Installation is pretty simple, too. No pip, no dependencies, just curl and go:
# Quick install
sudo curl -L https://raw.githubusercontent.com/daveschumaker/gbm/main/git-branch-manager.py -o /usr/local/bin/git-bm
sudo chmod +x /usr/local/bin/git-bm
# Additionally, add as a git alias
git config --global alias.bm '!git-bm'
Now you can just type git bm
anywhere. Pretty neat!
There’s also browser integration (press b
on any branch), worktree support, and a bunch of other features I’m proud of, err, creating, despite not having touched the code.
Here’s the thing about vibe coding with AI: it completely changes what’s possible for a weekend project. I built a legitimate, useful tool in a language I don’t know and using standard libraries I’d never heard of.
If you asked me 6 months ago if someone with no knowledge could build useful tools or websites using AI prompts only, I might have said no. “You still need people who understand software engineering principles, who understand what the code is doing,” I’d (not so) confidently say.
But now… it’s getting crazy. Is this the future of programming? To be a glorified conductor who oversees an orchestra of AI agents? Maybe!
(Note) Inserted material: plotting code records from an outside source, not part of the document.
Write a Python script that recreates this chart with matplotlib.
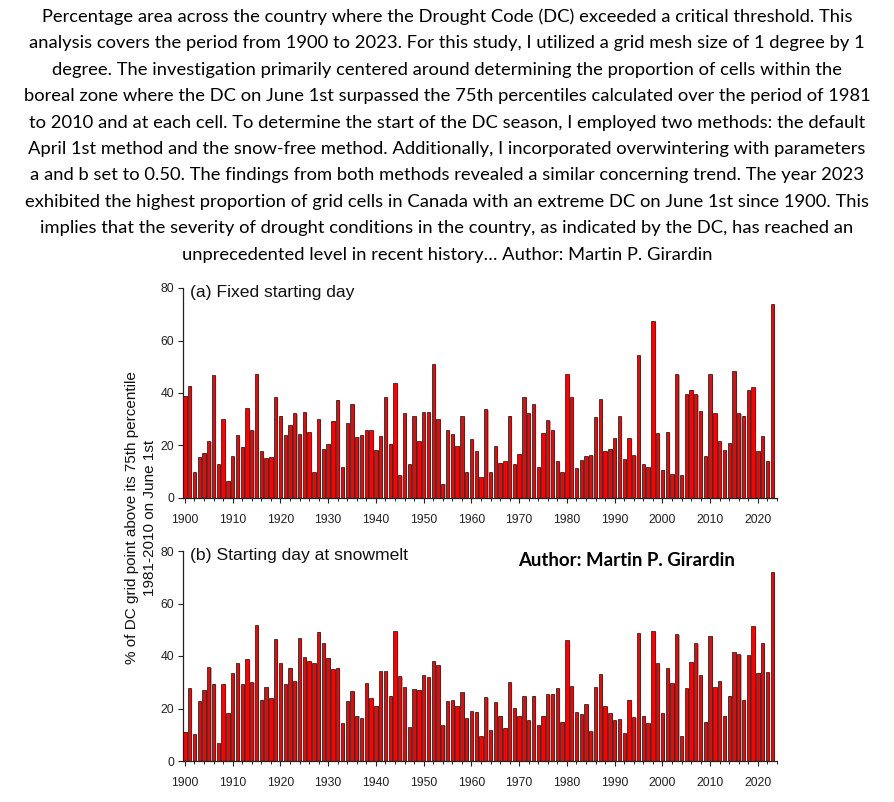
import numpy as np
import matplotlib
matplotlib.use('Agg')
import matplotlib.pyplot as plt
import matplotlib.patheffects as pe
from matplotlib.ticker import MultipleLocator

# Datos: % de celdas con DC sobre el percentil 75
years = np.arange(1900, 2024)

fixed_start = [
    39.0, 42.8, 9.8, 15.6, 17.3, 21.8, 46.9, 13.0, 30.2, 6.5,
    16.0, 24.1, 19.6, 34.4, 25.9, 47.4, 17.8, 15.2, 15.7, 38.5,
    31.4, 24.1, 27.9, 32.4, 24.5, 32.6, 25.0, 9.9, 30.2, 18.7,
    20.7, 29.5, 37.5, 11.8, 28.6, 35.8, 23.4, 24.1, 26.0, 26.0,
    18.4, 23.6, 38.5, 20.7, 43.9, 8.8, 32.4, 13.0, 31.1, 21.8,
    32.6, 32.6, 51.0, 30.2, 5.5, 26.0, 24.4, 19.8, 31.1, 9.9,
    22.6, 17.8, 8.0, 33.9, 9.9, 19.8, 13.5, 14.0, 31.4, 13.0,
    16.9, 38.3, 32.3, 35.8, 11.9, 24.8, 29.6, 25.9, 14.0, 9.9,
    47.2, 38.3, 11.3, 14.5, 16.0, 16.5, 30.9, 37.8, 17.9, 18.8,
    22.9, 31.1, 14.9, 22.9, 16.3, 54.6, 13.0, 11.7, 67.4, 24.8,
    10.8, 25.3, 9.1, 47.1, 8.8, 39.7, 41.3, 39.7, 33.1, 16.0,
    47.1, 32.3, 21.8, 18.4, 21.0, 48.4, 32.5, 31.4, 41.0, 42.4,
    17.8, 23.7, 14.2, 73.9,
]

snowmelt_start = [
    11.2, 27.7, 10.3, 22.9, 27.0, 35.8, 29.5, 6.9, 29.5, 18.2,
    33.5, 37.3, 29.2, 38.7, 30.1, 51.7, 23.4, 28.1, 23.9, 46.3,
    37.3, 29.2, 35.6, 30.6, 46.9, 39.6, 38.2, 37.2, 49.3, 44.8,
    39.4, 35.0, 35.6, 14.6, 22.9, 26.7, 17.3, 16.4, 29.6, 23.9,
    21.1, 34.4, 34.4, 24.9, 49.5, 32.4, 28.1, 12.8, 27.4, 27.2,
    32.8, 31.9, 38.2, 36.6, 13.6, 22.9, 23.2, 20.8, 26.4, 16.4,
    19.0, 18.8, 9.5, 24.3, 11.8, 22.6, 17.3, 12.7, 30.1, 20.2,
    17.3, 24.6, 15.6, 24.9, 13.8, 17.3, 25.4, 25.7, 27.7, 15.0,
    46.0, 28.4, 18.5, 17.8, 21.6, 11.4, 28.1, 33.0, 20.8, 18.4,
    15.6, 16.0, 10.5, 23.4, 16.6, 48.6, 17.3, 14.6, 49.5, 37.3,
    18.4, 35.3, 29.6, 48.4, 9.4, 27.7, 37.7, 44.8, 32.6, 15.0,
    47.5, 28.1, 30.3, 17.3, 24.9, 41.4, 40.6, 23.4, 40.3, 51.4,
    33.7, 44.8, 33.9, 72.1,
]

description = [
    "Percentage area across the country where the Drought Code (DC) exceeded a critical threshold. This",
    "analysis covers the period from 1900 to 2023. For this study, I utilized a grid mesh size of 1 degree by 1",
    "degree. The investigation primarily centered around determining the proportion of cells within the",
    "boreal zone where the DC on June 1st surpassed the 75th percentiles calculated over the period of 1981",
    "to 2010 and at each cell. To determine the start of the DC season, I employed two methods: the default",
    "April 1st method and the snow-free method. Additionally, I incorporated overwintering with parameters",
    "a and b set to 0.50. The findings from both methods revealed a similar concerning trend. The year 2023",
    "exhibited the highest proportion of grid cells in Canada with an extreme DC on June 1st since 1900. This",
    "implies that the severity of drought conditions in the country, as indicated by the DC, has reached an",
    "unprecedented level in recent history\u2026 Author: Martin P. Girardin",
]

panel_titles = ["(a) Fixed starting day", "(b) Starting day at snowmelt"]

W, H = 894, 802
fig = plt.figure(figsize=(W / 100, H / 100), dpi=100)

# Texto de cabecera, una linea por texto
for i, line in enumerate(description):
    fig.text(0.5, 1 - (17 + 26.4 * i) / H, line, ha='center', va='center',
             family='Lato', fontsize=13.2, color='black')

# Paneles: (izquierda, abajo, ancho, alto) en pixeles
panels = [(183, 498, 594, 210), (183, 761, 594, 210)]
series = [fixed_start, snowmelt_start]

shadow = [pe.SimplePatchShadow(offset=(0.8, -0.6), shadow_rgbFace='0.6', alpha=0.8), pe.Normal()]

for (x0, yb, w, h), vals, title in zip(panels, series, panel_titles):
    ax = fig.add_axes([x0 / W, 1 - yb / H, w / W, h / H])
    ax.bar(years, vals, width=0.7, color='#ff0000', edgecolor='#111111',
           linewidth=0.5, path_effects=shadow, zorder=2)
    ax.set_xlim(1899.6, 2024)
    ax.set_ylim(0, 80)
    ax.set_yticks([0, 20, 40, 60, 80])
    ax.set_xticks(np.arange(1900, 2021, 10))
    ax.xaxis.set_minor_locator(MultipleLocator(2))
    for s in ['top', 'right']:
        ax.spines[s].set_visible(False)
    for s in ['left', 'bottom']:
        ax.spines[s].set_linewidth(0.9)
        ax.spines[s].set_color('#222222')
    ax.tick_params(axis='both', which='major', direction='out', length=3.8, width=0.8,
                   labelsize=8.8, colors='#222222')
    ax.tick_params(axis='x', which='major', pad=7.5)
    ax.tick_params(axis='y', which='major', pad=2.5)
    ax.tick_params(axis='x', which='minor', direction='out', length=2.2, width=0.7, color='#222222')
    for lbl in ax.get_xticklabels() + ax.get_yticklabels():
        lbl.set_family('Liberation Sans')
    ax.text(0.012, 0.98, title, transform=ax.transAxes, ha='left', va='center',
            family='Liberation Sans', fontsize=12.6, color='#111111')

fig.text(141 / W, 1 - 518 / H,
         "% of DC grid point above its 75th percentile\n1981-2010 on June 1st",
         rotation=90, ha='center', va='center', family='Liberation Sans',
         fontsize=11, linespacing=1.3, color='#111111')

fig.text(518 / W, 1 - 561 / H, "Author: Martin P. Girardin", ha='left', va='center',
         family='Lato', fontweight='bold', fontsize=13.4, color='black')

fig.savefig('out.png', dpi=100)
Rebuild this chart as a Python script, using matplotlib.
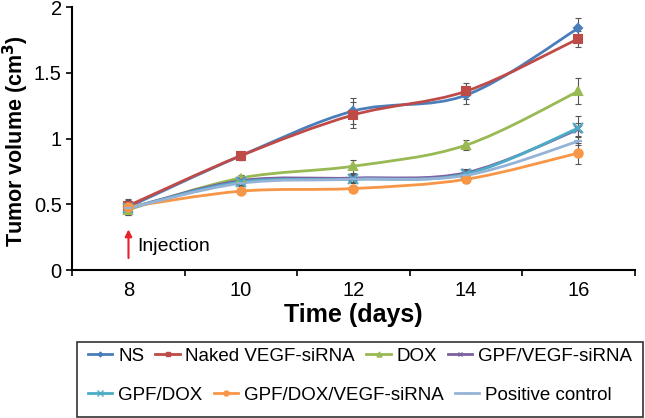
import matplotlib.pyplot as plt
import numpy as np
from matplotlib.path import Path
from matplotlib.patches import PathPatch, Rectangle
from matplotlib.lines import Line2D

plt.rcParams['font.family'] = ['Liberation Sans', 'DejaVu Sans']

days = ["8", "10", "12", "14", "16"]

ns = [0.48, 0.87, 1.21, 1.33, 1.84]
naked = [0.49, 0.87, 1.18, 1.36, 1.76]
dox = [0.46, 0.70, 0.79, 0.95, 1.36]
gpf_vegf = [0.47, 0.68, 0.70, 0.74, 1.07]
gpf_dox = [0.47, 0.67, 0.69, 0.73, 1.08]
gpf_dox_vegf = [0.48, 0.60, 0.62, 0.69, 0.89]
positive = [0.47, 0.66, 0.69, 0.72, 0.98]

ns_err = [0.06, 0.03, 0.10, 0.07, 0.08]
naked_err = [0.04, 0.03, 0.10, 0.06, 0.06]
dox_err = [0.04, 0.02, 0.05, 0.04, 0.10]
gpf_vegf_err = [0.03, 0.02, 0.03, 0.03, 0.05]
gpf_dox_err = [0.03, 0.02, 0.03, 0.03, 0.09]
gpf_dox_vegf_err = [0.03, 0.02, 0.02, 0.03, 0.08]
positive_err = [0.03, 0.02, 0.02, 0.02, 0.03]

series = [
    ("NS", ns, ns_err, "#4A7EBB", "D", 4),
    ("Naked VEGF-siRNA", naked, naked_err, "#BE4B48", "s", 6),
    ("DOX", dox, dox_err, "#98B954", "^", 6),
    ("GPF/VEGF-siRNA", gpf_vegf, gpf_vegf_err, "#7D60A0", "x", 6),
    ("GPF/DOX", gpf_dox, gpf_dox_err, "#4BACC6", "x", 7),
    ("GPF/DOX/VEGF-siRNA", gpf_dox_vegf, gpf_dox_vegf_err, "#F79646", "o", 6),
    ("Positive control", positive, positive_err, "#95B3D7", "_", 6),
]


def smooth_path(x, y):
    # Excel-like smoothed line: bezier segments through each point
    pts = np.column_stack([x, y]).astype(float)
    verts = [pts[0]]
    codes = [Path.MOVETO]
    n = len(pts)
    for i in range(n - 1):
        p0 = pts[i - 1] if i > 0 else pts[i]
        p1 = pts[i]
        p2 = pts[i + 1]
        p3 = pts[i + 2] if i + 2 < n else pts[i + 1]
        c1 = p1 + (p2 - p0) / 6.0
        c2 = p2 - (p3 - p1) / 6.0
        verts += [c1, c2, p2]
        codes += [Path.CURVE4] * 3
    return Path(verts, codes)


fig = plt.figure(figsize=(6.45, 4.18), dpi=100)
ax = fig.add_axes([0.112, 0.354, 0.872, 0.629])

x = np.arange(len(days))
handles = []
for label, vals, err, color, marker, ms in series:
    ax.add_patch(PathPatch(smooth_path(x, vals), facecolor="none",
                           edgecolor=color, linewidth=2, zorder=3))
    ax.errorbar(x, vals, yerr=err, fmt="none", ecolor="#555555",
                elinewidth=0.8, capsize=2, capthick=0.8, zorder=2)
    ax.plot(x, vals, linestyle="none", marker=marker, color=color,
            markersize=ms, markeredgewidth=1.5, zorder=4)
    handles.append(Line2D([], [], color=color, linewidth=2, marker=marker,
                          markersize=ms * 0.6, markeredgewidth=1))

ax.set_xlim(-0.5, len(days) - 0.5)
ax.set_ylim(0, 2)
ax.set_xticks(x)
ax.set_xticklabels(days)
ax.set_xticks(np.arange(-0.5, len(days), 1.0), minor=True)
ax.tick_params(axis="x", which="major", length=0, labelsize=14.5, pad=8)
ax.tick_params(axis="x", which="minor", length=4, width=1.2, direction="out")
ax.set_yticks([0, 0.5, 1, 1.5, 2])
ax.set_yticklabels(["0", "0.5", "1", "1.5", "2"])
ax.tick_params(axis="y", length=4, width=1.2, labelsize=14.5)
for side in ["top", "right"]:
    ax.spines[side].set_visible(False)
for side in ["left", "bottom"]:
    ax.spines[side].set_linewidth(1.5)

ax.set_xlabel("Time (days)", fontsize=18, fontweight="bold", labelpad=2)
ax.set_ylabel("Tumor volume (cm$^\\mathbf{3}$)", fontsize=15.5, fontweight="bold")
ax.yaxis.set_label_coords(-0.074, 0.49)

ax.annotate("", xy=(0, 0.33), xytext=(0, 0.07),
            arrowprops=dict(arrowstyle="-|>", color="#E8202A", lw=1.5,
                            mutation_scale=10))
ax.text(0.08, 0.18, "Injection", fontsize=14, va="center", ha="left")

# legend box
fig.add_artist(Rectangle((0.119, 0.003), 0.878, 0.18, transform=fig.transFigure,
                         facecolor="white", edgecolor="#333333", linewidth=1.2))
leg_kw = dict(frameon=False, fontsize=13.5, handlelength=1.3,
              handletextpad=0.3, borderpad=0, loc="center left")
fig.legend(handles[:4], [s[0] for s in series[:4]], ncol=4,
           bbox_to_anchor=(0.122, 0.148), columnspacing=0.6, **leg_kw)
fig.legend(handles[4:], [s[0] for s in series[4:]], ncol=3,
           bbox_to_anchor=(0.122, 0.055), columnspacing=0.6, **leg_kw)

fig.savefig("out.png", dpi=100)
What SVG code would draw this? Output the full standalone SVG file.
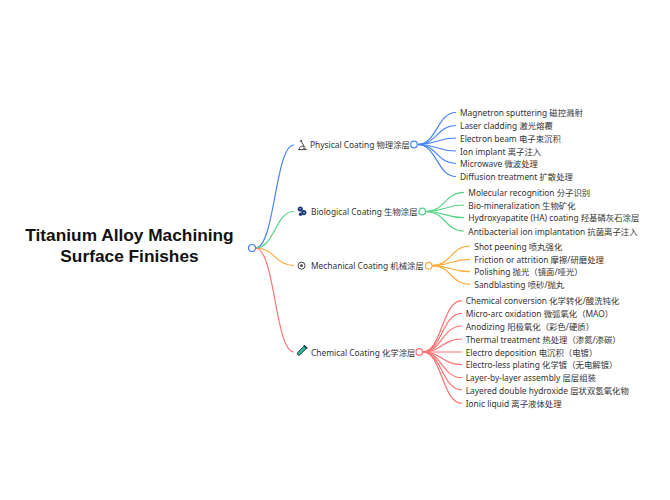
<svg xmlns="http://www.w3.org/2000/svg" width="670" height="500" viewBox="0 0 670 500">
<style>
.lbl{font-family:"Noto Sans","Noto Sans CJK SC",sans-serif;font-size:8.4px;fill:#333;dominant-baseline:central}
.root{font-family:"Liberation Sans",Arial,sans-serif;font-size:17.3px;font-weight:bold;fill:#111;text-anchor:middle}
.lk{fill:none;stroke-width:1.2}
.b{stroke:#4482f6}.g{stroke:#55d385}.o{stroke:#ffab3a}.r{stroke:#ff7272}
.dot{fill:#fff;stroke-width:1.2}
</style>
<rect width="670" height="500" fill="#fff"/>
<g id="connectors">
<path class="lk b" d="M255.5 248C275 248 275 145 294 145"/>
<path class="lk g" d="M255.5 248C275 248 275 211.5 294 211.5"/>
<path class="lk o" d="M255.5 248C275 248 275 265.5 294 265.5"/>
<path class="lk r" d="M255.5 248C275 248 275 352 294 352"/>
<g class="lk b">
<path d="M417.5 144.5C437 144.5 437 112.5 456 112.5"/>
<path d="M417.5 144.5C437 144.5 437 125.5 456 125.5"/>
<path d="M417.5 144.5C437 144.5 437 138 456 138"/>
<path d="M417.5 144.5C437 144.5 437 151 456 151"/>
<path d="M417.5 144.5C437 144.5 437 163.5 456 163.5"/>
<path d="M417.5 144.5C437 144.5 437 176.5 456 176.5"/>
</g>
<g class="lk g">
<path d="M425.8 211.5C445 211.5 445 192.3 464 192.3"/>
<path d="M425.8 211.5C445 211.5 445 205 464 205"/>
<path d="M425.8 211.5C445 211.5 445 217.7 464 217.7"/>
<path d="M425.8 211.5C445 211.5 445 231 464 231"/>
</g>
<g class="lk o">
<path d="M432 265.7C451 265.7 451 246 470 246"/>
<path d="M432 265.7C451 265.7 451 259.3 470 259.3"/>
<path d="M432 265.7C451 265.7 451 271.7 470 271.7"/>
<path d="M432 265.7C451 265.7 451 284.3 470 284.3"/>
</g>
<g class="lk r">
<path d="M422.8 352C442 352 442 300.7 462 300.7"/>
<path d="M422.8 352C442 352 442 313.3 462 313.3"/>
<path d="M422.8 352C442 352 442 326 462 326"/>
<path d="M422.8 352C442 352 442 339 462 339"/>
<path d="M422.8 352C442 352 442 352 462 352"/>
<path d="M422.8 352C442 352 442 364.7 462 364.7"/>
<path d="M422.8 352C442 352 442 377.7 462 377.7"/>
<path d="M422.8 352C442 352 442 390 462 390"/>
<path d="M422.8 352C442 352 442 403.3 462 403.3"/>
</g>
</g>
<g id="root">
<text class="root" x="129.5" y="240.5">Titanium Alloy Machining</text>
<text class="root" x="129.5" y="261.5">Surface Finishes</text>
<circle class="dot b" cx="252" cy="248" r="3.5"/>
</g>
<g id="physical">
<g fill="none" stroke="#444" stroke-width="1">
<path d="M297.8 149.6H306.6M299.4 149.6C299.2 146.6 301.5 145.2 304 146.6M300.8 140.6L304.6 147M299.8 141.6L302.4 140.1M303 148.2H305.8"/>
</g>
<text class="lbl" x="310" y="144.5">Physical Coating 物理涂层</text>
<circle class="dot b" cx="414" cy="144.5" r="3.3"/>
</g>
<g id="physical-children">
<text class="lbl" x="460" y="112.5">Magnetron sputtering 磁控溅射</text>
<text class="lbl" x="460" y="125.5">Laser cladding 激光熔覆</text>
<text class="lbl" x="460" y="138">Electron beam 电子束沉积</text>
<text class="lbl" x="460" y="151">Ion implant 离子注入</text>
<text class="lbl" x="460" y="163.5">Microwave 微波处理</text>
<text class="lbl" x="460" y="176.5">Diffusion treatment 扩散处理</text>
</g>
<g id="biological">
<g fill="#1f3d78">
<circle cx="300.3" cy="209" r="2.6"/>
<circle cx="303.8" cy="212.6" r="2.6"/>
<circle cx="300.6" cy="214.2" r="1.8"/>
<circle cx="300" cy="208.7" r="0.8" fill="#9bb8e6"/>
<circle cx="304" cy="212.7" r="0.8" fill="#9bb8e6"/>
</g>
<text class="lbl" x="311" y="211.5">Biological Coating 生物涂层</text>
<circle class="dot g" cx="422.3" cy="211.5" r="3.3"/>
</g>
<g id="biological-children">
<text class="lbl" x="468.3" y="192.3">Molecular recognition 分子识别</text>
<text class="lbl" x="468.3" y="205">Bio-mineralization 生物矿化</text>
<text class="lbl" x="468.3" y="217.7">Hydroxyapatite (HA) coating 羟基磷灰石涂层</text>
<text class="lbl" x="468.3" y="231">Antibacterial ion implantation 抗菌离子注入</text>
</g>
<g id="mechanical">
<circle cx="301.5" cy="265.7" r="3.5" fill="none" stroke="#444" stroke-width="1"/>
<circle cx="301.5" cy="265.7" r="1.4" fill="#444"/>
<text class="lbl" x="311" y="265.7">Mechanical Coating 机械涂层</text>
<circle class="dot o" cx="428.7" cy="265.7" r="3.3"/>
</g>
<g id="mechanical-children">
<text class="lbl" x="474.3" y="246">Shot peening 喷丸强化</text>
<text class="lbl" x="474.3" y="259.3">Friction or attrition 摩擦/研磨处理</text>
<text class="lbl" x="474.3" y="271.7">Polishing 抛光（镜面/哑光）</text>
<text class="lbl" x="474.3" y="284.3">Sandblasting 喷砂/抛丸</text>
</g>
<g id="chemical">
<g transform="rotate(45 301 351.5)">
<rect x="299.3" y="345" width="3.4" height="11" rx="1.6" fill="#2fb39b" stroke="#1d3b3b" stroke-width="0.8"/>
<rect x="298.6" y="344.3" width="4.8" height="1.6" fill="#1d3b3b"/>
</g>
<text class="lbl" x="311" y="352">Chemical Coating 化学涂层</text>
<circle class="dot r" cx="419.3" cy="352" r="3.3"/>
</g>
<g id="chemical-children">
<text class="lbl" x="465.7" y="300.7">Chemical conversion 化学转化/酸洗钝化</text>
<text class="lbl" x="465.7" y="313.3">Micro-arc oxidation 微弧氧化（MAO）</text>
<text class="lbl" x="465.7" y="326">Anodizing 阳极氧化（彩色/硬质）</text>
<text class="lbl" x="465.7" y="339">Thermal treatment 热处理（渗氮/渗碳）</text>
<text class="lbl" x="465.7" y="352">Electro deposition 电沉积（电镀）</text>
<text class="lbl" x="465.7" y="364.7">Electro-less plating 化学镀（无电解镀）</text>
<text class="lbl" x="465.7" y="377.7">Layer-by-layer assembly 层层组装</text>
<text class="lbl" x="465.7" y="390">Layered double hydroxide 层状双氢氧化物</text>
<text class="lbl" x="465.7" y="403.3">Ionic liquid 离子液体处理</text>
</g>
</svg>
Bottom line: my Git branches have never looked better, and I didn’t have to spend six months learning Python to make it happen! So, if you’re buried in branches like I was, give gbm a shot: github.com/daveschumaker/gbm
Now if you’ll excuse me, I need to go stare at my beautifully organized branch list again.
P.S. Yes, I realize I could have just cleaned up my branches manually in less time than it took to build this. But where’s the fun in that?